The Battle of Buchhof and Stein am Kocher was a seven-day battle fought between the 17th SS Panzergrenadier Division Götz von Berlichingen and 253rd Infantry Regiment, 63rd Infantry Division, First Battalion, 398th Infantry Regiment, 100th Infantry Division (United States) and the 753rd Tank Battalion. It was fought between the Neckar River and the Kocher River, and the three major points that had fighting in them were the areas around and the towns of Untergriesheim (Bad Friedrichshall), Buchhof, and Stein am Kocher (Neuenstadt am Kocher). These three towns were major battles between the Jagst and Kocher Rivers over the period of 4–12 April 1945. The Battle between the Jagst and Kocher Rivers was the northern section of the Battle of Heilbronn.

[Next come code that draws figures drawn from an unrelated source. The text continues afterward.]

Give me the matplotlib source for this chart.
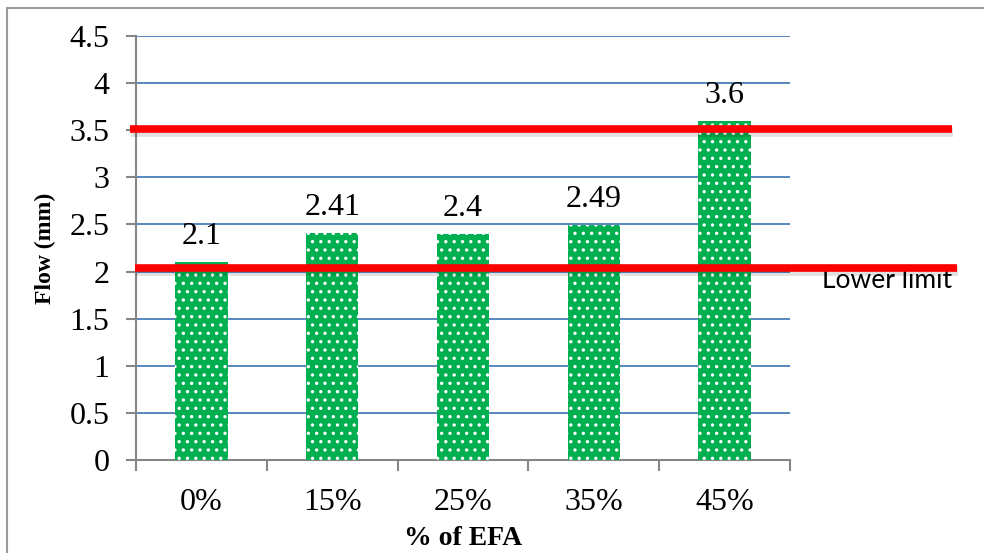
import matplotlib
matplotlib.use("Agg")
import matplotlib.pyplot as plt
import matplotlib.transforms as mtransforms
from matplotlib.patches import Rectangle

efa = ["0%", "15%", "25%", "35%", "45%"]
flow = [2.1, 2.41, 2.4, 2.49, 3.6]
value_labels = ["2.1", "2.41", "2.4", "2.49", "3.6"]
upper_limit = 3.51
lower_limit = 2.04

serif = "Liberation Serif"
plt.rcParams["hatch.linewidth"] = 1.2

fig = plt.figure(figsize=(9.84, 5.53), dpi=100)
ax = fig.add_axes([0.1382, 0.1682, 0.6646, 0.7667])

x = list(range(len(efa)))
ax.bar(x, flow, width=0.4, color="#00b050", edgecolor="white",
       linewidth=0, hatch="..", zorder=3)

for xi, v, lab in zip(x, flow, value_labels):
    ax.annotate(lab, (xi, v), xytext=(0, 8), textcoords="offset points",
                ha="center", va="bottom", fontsize=23, family=serif)

ax.set_xlim(-0.5, len(efa) - 0.5)
ax.set_ylim(0, 4.5)
ax.set_yticks([0, 0.5, 1, 1.5, 2, 2.5, 3, 3.5, 4, 4.5])
ax.set_yticklabels(["0", "0.5", "1", "1.5", "2", "2.5", "3", "3.5", "4", "4.5"])
ax.set_xticks(x)
ax.set_xticklabels(efa)
ax.set_xticks([i - 0.5 for i in range(len(efa) + 1)], minor=True)
ax.tick_params(axis="x", which="major", length=0, pad=20)
ax.tick_params(axis="x", which="minor", length=8, color="#868686", width=1.5)
ax.tick_params(axis="y", length=7, color="#868686", width=1.5, pad=12)
for t in ax.get_xticklabels() + ax.get_yticklabels():
    t.set_fontfamily(serif)
    t.set_fontsize(23)

ax.grid(axis="y", color="#4a7ebb", linewidth=1.3, zorder=0)
ax.set_axisbelow(True)
for s in ["top", "right"]:
    ax.spines[s].set_visible(False)
for s in ["left", "bottom"]:
    ax.spines[s].set_color("#868686")
    ax.spines[s].set_linewidth(1.5)

ax.set_ylabel("Flow (mm)", fontsize=17, fontweight="bold", family=serif, labelpad=10)
ax.set_xlabel("% of EFA", fontsize=20, fontweight="bold", family=serif, labelpad=7)

# limit lines run past the plot area, so x is in figure units
trans = mtransforms.blended_transform_factory(fig.transFigure, ax.transData)
shadow = mtransforms.offset_copy(trans, fig=fig, x=1, y=-3, units="dots")
for y, x0, x1 in [(upper_limit, 130, 952), (lower_limit, 135, 957)]:
    ax.plot([x0 / 984, x1 / 984], [y, y], transform=shadow, color="#000000",
            alpha=0.12, linewidth=7, clip_on=False, zorder=4,
            solid_capstyle="butt")
    ax.plot([x0 / 984, x1 / 984], [y, y], transform=trans, color="#ff0000",
            linewidth=5.5, clip_on=False, zorder=5, solid_capstyle="butt")

ax.text(822 / 984, 1.9, "Lower limit", transform=trans, fontsize=19,
        family="Lato", va="center", ha="left")

fig.patches.append(Rectangle((7 / 984, -0.1), 1.2, 1 - 8 / 553 + 0.1,
                             transform=fig.transFigure, fill=False,
                             edgecolor="#9a9a9a", linewidth=1.5))

fig.savefig("out.png", dpi=100)
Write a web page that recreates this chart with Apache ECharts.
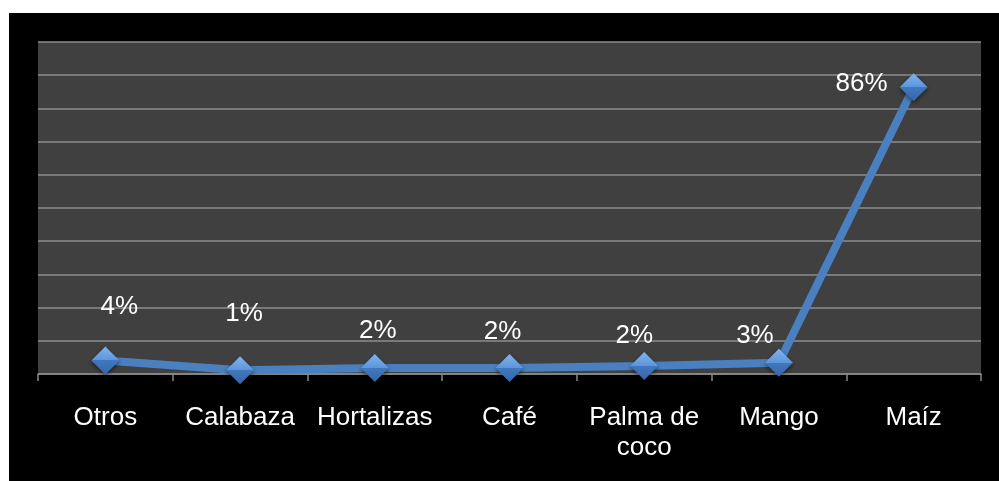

"On April 9th ... Company F, Company E, and Company G was down to 63, 50, and 83 men, respectively. Of the approximately 500 infantry men who were in the Battalion 7 days prior, only 196 did not sustain any physical injuries from this battle." 2nd Battalion of the 253rd Infantry Regiment sustain 66 killed in action and 238 wounded in action. The unit did not receive their Presidential Unit Citations until 2000. Also according to Malone's 2014 book on the battle 9 men of F Company 253rd Infantry Regiment have the wrong date of death.

==Awards==
- 2nd Battalion of the 253rd Infantry Regiment 63rd Infantry Division medals for April 2–12:
  - one Medal of Honor Staff Sergeant John R. Crews of the 2 the division earned during the war.
  - three Distinguished Service Cross (United States) of the 9 that the division earned during the war.
  - Silver Stars
  - Bronze Stars
  - one Presidential Unit Citation
- First Lieutenant James E. Robinson Jr.., of Battery A, 861st Field Artillery Battalion, 63d Infantry Division, was posthumously awarded the Medal of Honor for his actions near Untergriesheim and Kressbach, in which he suffered mortal wounds, on April 6, 1945.
- Private First Class Mike Colalillo, of Company C, 398th Infantry, 100th Infantry Division, received the Medal of Honor for leading an attack against strong German positions near Untergriesheim, on April 7, 1945.